• **EXERCISE INSTRUCTIONS**:
Repeat all the material exactly; pictures stay out of your copy.

Entries from a dataset
:::::
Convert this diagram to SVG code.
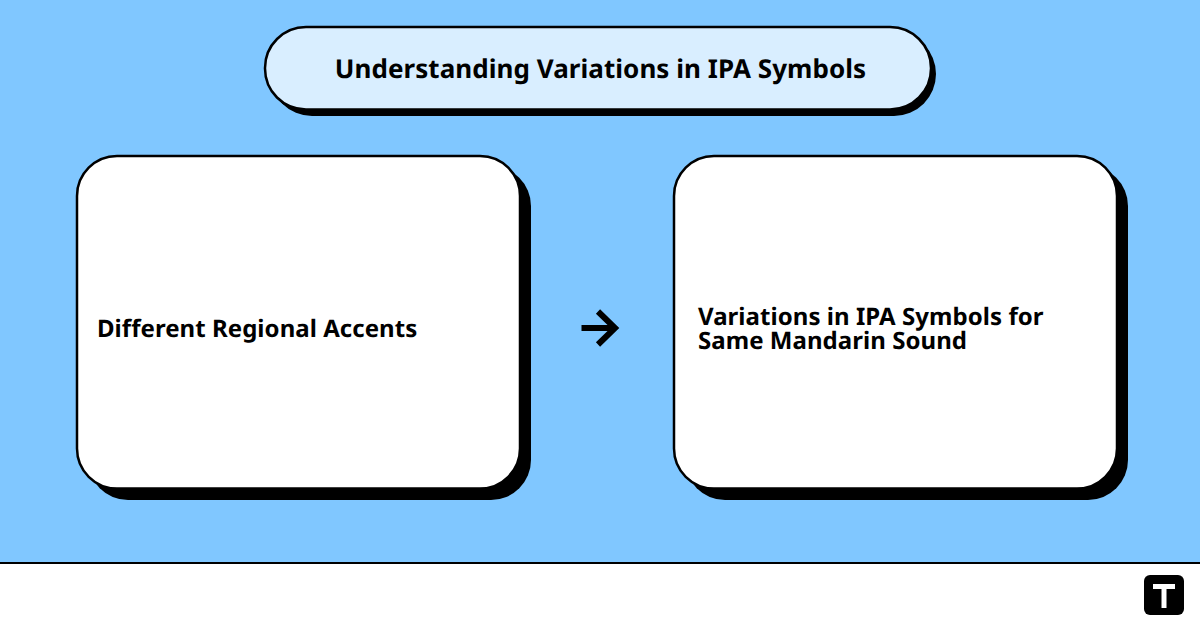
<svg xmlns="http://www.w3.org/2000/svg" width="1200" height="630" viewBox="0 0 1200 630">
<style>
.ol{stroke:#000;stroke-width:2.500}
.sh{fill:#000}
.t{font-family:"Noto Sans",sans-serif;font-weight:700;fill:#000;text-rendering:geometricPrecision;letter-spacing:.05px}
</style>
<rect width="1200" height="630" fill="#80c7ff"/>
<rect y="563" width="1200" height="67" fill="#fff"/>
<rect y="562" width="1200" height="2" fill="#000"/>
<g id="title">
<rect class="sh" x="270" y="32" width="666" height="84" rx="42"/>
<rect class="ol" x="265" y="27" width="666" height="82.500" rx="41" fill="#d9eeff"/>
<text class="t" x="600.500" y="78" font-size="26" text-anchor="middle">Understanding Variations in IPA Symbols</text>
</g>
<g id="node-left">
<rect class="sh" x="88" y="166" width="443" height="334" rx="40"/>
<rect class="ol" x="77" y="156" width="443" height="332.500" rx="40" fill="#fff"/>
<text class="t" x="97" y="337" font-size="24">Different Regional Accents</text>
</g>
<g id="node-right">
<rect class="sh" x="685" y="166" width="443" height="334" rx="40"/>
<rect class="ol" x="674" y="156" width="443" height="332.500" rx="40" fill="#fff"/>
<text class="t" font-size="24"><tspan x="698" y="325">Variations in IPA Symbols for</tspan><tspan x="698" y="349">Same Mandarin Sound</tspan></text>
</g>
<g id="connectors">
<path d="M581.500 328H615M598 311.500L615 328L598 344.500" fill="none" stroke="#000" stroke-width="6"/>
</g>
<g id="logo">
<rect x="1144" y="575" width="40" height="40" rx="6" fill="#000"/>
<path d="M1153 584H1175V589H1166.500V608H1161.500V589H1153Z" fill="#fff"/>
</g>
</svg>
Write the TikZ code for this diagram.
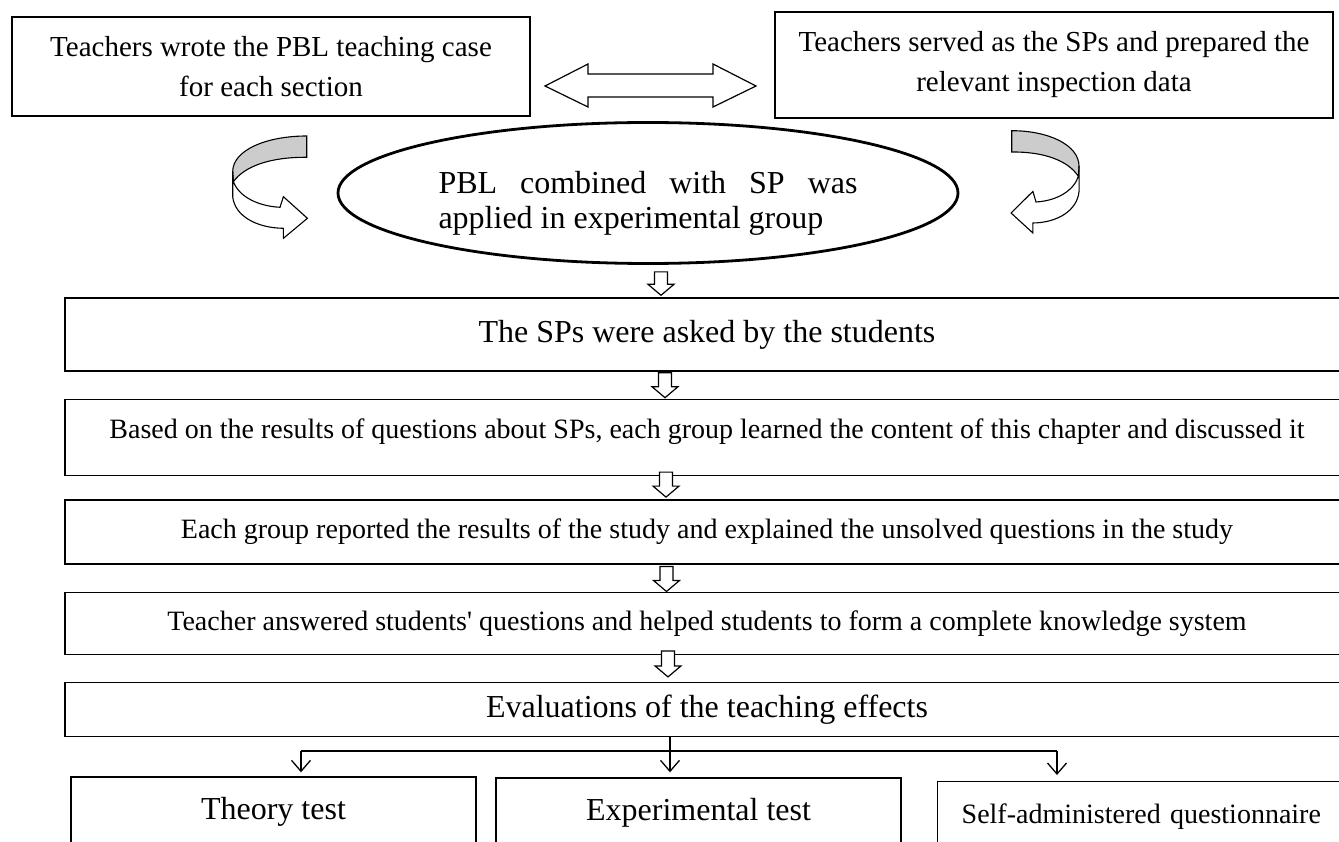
:::::
• **RESULT OF THE TASK**:
Convert this diagram to SVG code.
<svg xmlns="http://www.w3.org/2000/svg" width="1200" height="630" viewBox="0 0 1200 630">
<style>
.ol{stroke:#000;stroke-width:2.500}
.sh{fill:#000}
.t{font-family:"Noto Sans",sans-serif;font-weight:700;fill:#000;text-rendering:geometricPrecision;letter-spacing:.05px}
</style>
<rect width="1200" height="630" fill="#80c7ff"/>
<rect y="563" width="1200" height="67" fill="#fff"/>
<rect y="562" width="1200" height="2" fill="#000"/>
<g id="title">
<rect class="sh" x="270" y="32" width="666" height="84" rx="42"/>
<rect class="ol" x="265" y="27" width="666" height="82.500" rx="41" fill="#d9eeff"/>
<text class="t" x="600.500" y="78" font-size="26" text-anchor="middle">Understanding Variations in IPA Symbols</text>
</g>
<g id="node-left">
<rect class="sh" x="88" y="166" width="443" height="334" rx="40"/>
<rect class="ol" x="77" y="156" width="443" height="332.500" rx="40" fill="#fff"/>
<text class="t" x="97" y="337" font-size="24">Different Regional Accents</text>
</g>
<g id="node-right">
<rect class="sh" x="685" y="166" width="443" height="334" rx="40"/>
<rect class="ol" x="674" y="156" width="443" height="332.500" rx="40" fill="#fff"/>
<text class="t" font-size="24"><tspan x="698" y="325">Variations in IPA Symbols for</tspan><tspan x="698" y="349">Same Mandarin Sound</tspan></text>
</g>
<g id="connectors">
<path d="M581.500 328H615M598 311.500L615 328L598 344.500" fill="none" stroke="#000" stroke-width="6"/>
</g>
<g id="logo">
<rect x="1144" y="575" width="40" height="40" rx="6" fill="#000"/>
<path d="M1153 584H1175V589H1166.500V608H1161.500V589H1153Z" fill="#fff"/>
</g>
</svg>
Write the TikZ code for this diagram.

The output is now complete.